▶ _Your task_
The line holding "37.7, 1.2, -21.3];" is the last one to output; start at the first line of the data, keep every line in between exactly, and leave out pictures.

▶ _Stored data_
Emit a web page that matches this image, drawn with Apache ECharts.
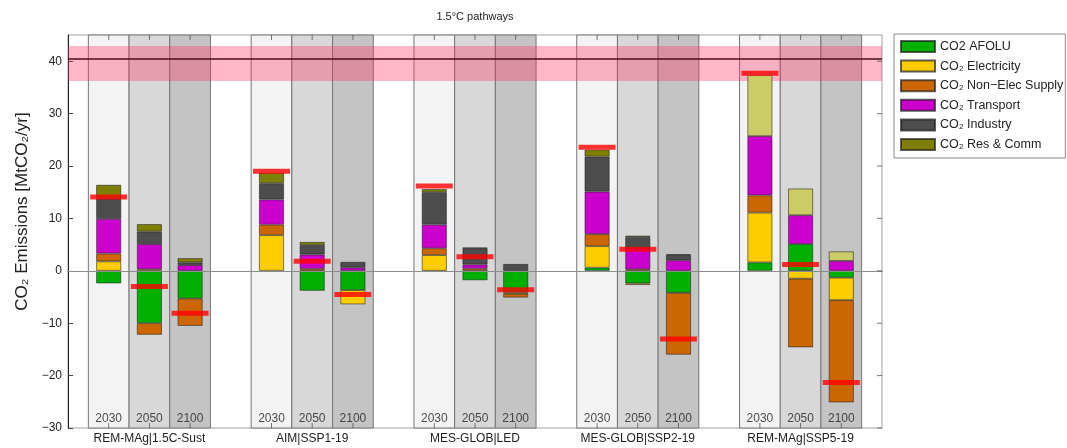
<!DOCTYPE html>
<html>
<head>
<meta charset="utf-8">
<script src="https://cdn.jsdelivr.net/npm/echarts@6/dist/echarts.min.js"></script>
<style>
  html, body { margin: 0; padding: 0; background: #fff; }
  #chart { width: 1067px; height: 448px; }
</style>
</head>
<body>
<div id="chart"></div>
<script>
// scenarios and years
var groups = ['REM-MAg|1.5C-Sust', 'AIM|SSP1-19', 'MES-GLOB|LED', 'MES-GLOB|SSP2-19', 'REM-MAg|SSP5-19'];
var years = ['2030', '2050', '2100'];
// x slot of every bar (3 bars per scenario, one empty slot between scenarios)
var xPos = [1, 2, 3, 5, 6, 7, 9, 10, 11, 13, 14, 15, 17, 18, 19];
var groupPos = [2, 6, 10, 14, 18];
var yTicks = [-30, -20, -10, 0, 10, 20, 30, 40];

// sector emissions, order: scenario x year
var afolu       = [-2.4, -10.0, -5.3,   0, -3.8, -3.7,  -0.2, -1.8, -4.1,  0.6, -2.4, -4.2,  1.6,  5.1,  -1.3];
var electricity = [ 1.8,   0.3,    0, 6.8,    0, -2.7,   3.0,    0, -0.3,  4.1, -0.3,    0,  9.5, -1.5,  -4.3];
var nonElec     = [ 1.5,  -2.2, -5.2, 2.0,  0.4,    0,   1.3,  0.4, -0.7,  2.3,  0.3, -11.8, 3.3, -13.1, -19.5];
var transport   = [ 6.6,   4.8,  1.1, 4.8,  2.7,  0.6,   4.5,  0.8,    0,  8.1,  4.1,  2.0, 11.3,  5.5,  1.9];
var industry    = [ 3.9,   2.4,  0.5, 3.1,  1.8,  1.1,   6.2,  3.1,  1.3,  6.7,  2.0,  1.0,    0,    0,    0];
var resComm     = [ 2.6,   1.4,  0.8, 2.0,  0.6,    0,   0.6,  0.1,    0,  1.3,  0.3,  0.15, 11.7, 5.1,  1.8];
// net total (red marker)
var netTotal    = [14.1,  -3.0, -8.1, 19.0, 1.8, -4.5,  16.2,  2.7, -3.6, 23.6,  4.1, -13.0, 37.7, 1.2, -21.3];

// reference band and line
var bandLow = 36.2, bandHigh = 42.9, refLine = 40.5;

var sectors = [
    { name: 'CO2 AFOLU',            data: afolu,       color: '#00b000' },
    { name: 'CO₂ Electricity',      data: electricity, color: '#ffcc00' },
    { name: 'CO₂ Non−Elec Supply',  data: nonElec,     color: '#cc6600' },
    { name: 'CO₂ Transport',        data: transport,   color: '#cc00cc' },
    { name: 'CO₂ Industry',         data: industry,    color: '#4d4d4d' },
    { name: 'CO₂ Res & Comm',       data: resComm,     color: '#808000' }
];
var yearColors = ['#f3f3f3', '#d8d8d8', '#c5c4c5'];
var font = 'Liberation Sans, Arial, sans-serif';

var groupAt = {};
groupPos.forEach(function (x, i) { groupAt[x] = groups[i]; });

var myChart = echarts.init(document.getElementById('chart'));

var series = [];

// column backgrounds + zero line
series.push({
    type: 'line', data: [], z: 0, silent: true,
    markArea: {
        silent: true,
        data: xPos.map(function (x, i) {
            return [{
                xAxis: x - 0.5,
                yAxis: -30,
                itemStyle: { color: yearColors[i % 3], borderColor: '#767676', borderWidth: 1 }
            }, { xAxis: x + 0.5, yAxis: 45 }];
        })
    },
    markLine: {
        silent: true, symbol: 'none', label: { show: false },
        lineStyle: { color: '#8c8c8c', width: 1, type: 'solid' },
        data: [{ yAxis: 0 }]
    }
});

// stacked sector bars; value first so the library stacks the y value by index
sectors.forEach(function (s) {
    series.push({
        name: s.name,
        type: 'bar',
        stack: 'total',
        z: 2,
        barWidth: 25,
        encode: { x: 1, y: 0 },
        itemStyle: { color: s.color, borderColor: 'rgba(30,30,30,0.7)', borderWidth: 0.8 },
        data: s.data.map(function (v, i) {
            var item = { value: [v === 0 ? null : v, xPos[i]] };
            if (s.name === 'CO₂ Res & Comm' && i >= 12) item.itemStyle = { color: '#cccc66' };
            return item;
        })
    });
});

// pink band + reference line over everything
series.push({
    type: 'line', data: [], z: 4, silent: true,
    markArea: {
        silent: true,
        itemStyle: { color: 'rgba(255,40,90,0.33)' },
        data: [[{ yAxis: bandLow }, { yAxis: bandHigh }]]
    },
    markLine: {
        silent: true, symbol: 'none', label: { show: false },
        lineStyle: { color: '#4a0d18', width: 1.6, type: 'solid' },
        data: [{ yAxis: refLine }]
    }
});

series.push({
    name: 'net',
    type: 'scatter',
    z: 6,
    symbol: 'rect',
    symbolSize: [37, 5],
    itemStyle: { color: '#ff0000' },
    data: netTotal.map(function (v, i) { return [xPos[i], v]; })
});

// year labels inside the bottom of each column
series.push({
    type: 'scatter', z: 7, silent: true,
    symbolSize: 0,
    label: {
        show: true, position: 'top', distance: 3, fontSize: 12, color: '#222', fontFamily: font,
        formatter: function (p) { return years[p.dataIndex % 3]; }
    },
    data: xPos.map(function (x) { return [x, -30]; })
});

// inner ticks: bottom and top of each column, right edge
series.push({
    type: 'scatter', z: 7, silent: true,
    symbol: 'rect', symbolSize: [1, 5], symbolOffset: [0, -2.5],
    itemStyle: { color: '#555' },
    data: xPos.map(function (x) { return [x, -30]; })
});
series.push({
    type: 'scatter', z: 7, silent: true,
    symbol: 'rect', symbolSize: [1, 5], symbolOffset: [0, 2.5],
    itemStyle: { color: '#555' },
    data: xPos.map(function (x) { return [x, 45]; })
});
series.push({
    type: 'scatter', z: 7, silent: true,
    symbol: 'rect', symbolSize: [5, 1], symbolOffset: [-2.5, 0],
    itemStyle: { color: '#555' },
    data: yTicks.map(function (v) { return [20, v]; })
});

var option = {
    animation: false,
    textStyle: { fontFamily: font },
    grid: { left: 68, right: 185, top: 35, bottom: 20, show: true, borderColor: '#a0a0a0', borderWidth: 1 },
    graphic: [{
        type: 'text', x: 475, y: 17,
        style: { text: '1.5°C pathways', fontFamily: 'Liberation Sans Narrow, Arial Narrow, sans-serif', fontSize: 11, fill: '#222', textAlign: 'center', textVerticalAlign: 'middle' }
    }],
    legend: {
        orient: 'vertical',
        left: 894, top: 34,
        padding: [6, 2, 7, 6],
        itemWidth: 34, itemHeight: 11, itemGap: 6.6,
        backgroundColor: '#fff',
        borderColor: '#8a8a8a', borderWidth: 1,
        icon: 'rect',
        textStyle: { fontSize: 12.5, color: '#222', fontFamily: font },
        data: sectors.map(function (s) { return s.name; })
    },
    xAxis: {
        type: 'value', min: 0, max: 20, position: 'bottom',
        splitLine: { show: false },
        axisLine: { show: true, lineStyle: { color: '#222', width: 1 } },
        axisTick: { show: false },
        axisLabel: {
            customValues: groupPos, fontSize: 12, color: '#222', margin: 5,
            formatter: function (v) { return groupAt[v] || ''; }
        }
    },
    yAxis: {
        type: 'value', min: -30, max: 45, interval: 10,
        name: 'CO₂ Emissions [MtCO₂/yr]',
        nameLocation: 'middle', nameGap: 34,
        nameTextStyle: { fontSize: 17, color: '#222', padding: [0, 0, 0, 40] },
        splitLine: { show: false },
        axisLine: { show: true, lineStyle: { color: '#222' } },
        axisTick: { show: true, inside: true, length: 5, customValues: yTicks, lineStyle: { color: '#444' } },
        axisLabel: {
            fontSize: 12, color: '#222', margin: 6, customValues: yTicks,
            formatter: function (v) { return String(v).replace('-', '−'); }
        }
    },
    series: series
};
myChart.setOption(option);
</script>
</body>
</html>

▶ _Result for this task_
Emit a web page that matches this image, drawn with Apache ECharts.
<!DOCTYPE html>
<html>
<head>
<meta charset="utf-8">
<script src="https://cdn.jsdelivr.net/npm/echarts@6/dist/echarts.min.js"></script>
<style>
  html, body { margin: 0; padding: 0; background: #fff; }
  #chart { width: 1067px; height: 448px; }
</style>
</head>
<body>
<div id="chart"></div>
<script>
// scenarios and years
var groups = ['REM-MAg|1.5C-Sust', 'AIM|SSP1-19', 'MES-GLOB|LED', 'MES-GLOB|SSP2-19', 'REM-MAg|SSP5-19'];
var years = ['2030', '2050', '2100'];
// x slot of every bar (3 bars per scenario, one empty slot between scenarios)
var xPos = [1, 2, 3, 5, 6, 7, 9, 10, 11, 13, 14, 15, 17, 18, 19];
var groupPos = [2, 6, 10, 14, 18];
var yTicks = [-30, -20, -10, 0, 10, 20, 30, 40];

// sector emissions, order: scenario x year
var afolu       = [-2.4, -10.0, -5.3,   0, -3.8, -3.7,  -0.2, -1.8, -4.1,  0.6, -2.4, -4.2,  1.6,  5.1,  -1.3];
var electricity = [ 1.8,   0.3,    0, 6.8,    0, -2.7,   3.0,    0, -0.3,  4.1, -0.3,    0,  9.5, -1.5,  -4.3];
var nonElec     = [ 1.5,  -2.2, -5.2, 2.0,  0.4,    0,   1.3,  0.4, -0.7,  2.3,  0.3, -11.8, 3.3, -13.1, -19.5];
var transport   = [ 6.6,   4.8,  1.1, 4.8,  2.7,  0.6,   4.5,  0.8,    0,  8.1,  4.1,  2.0, 11.3,  5.5,  1.9];
var industry    = [ 3.9,   2.4,  0.5, 3.1,  1.8,  1.1,   6.2,  3.1,  1.3,  6.7,  2.0,  1.0,    0,    0,    0];
var resComm     = [ 2.6,   1.4,  0.8, 2.0,  0.6,    0,   0.6,  0.1,    0,  1.3,  0.3,  0.15, 11.7, 5.1,  1.8];
// net total (red marker)
var netTotal    = [14.1,  -3.0, -8.1, 19.0, 1.8, -4.5,  16.2,  2.7, -3.6, 23.6,  4.1, -13.0, 37.7, 1.2, -21.3];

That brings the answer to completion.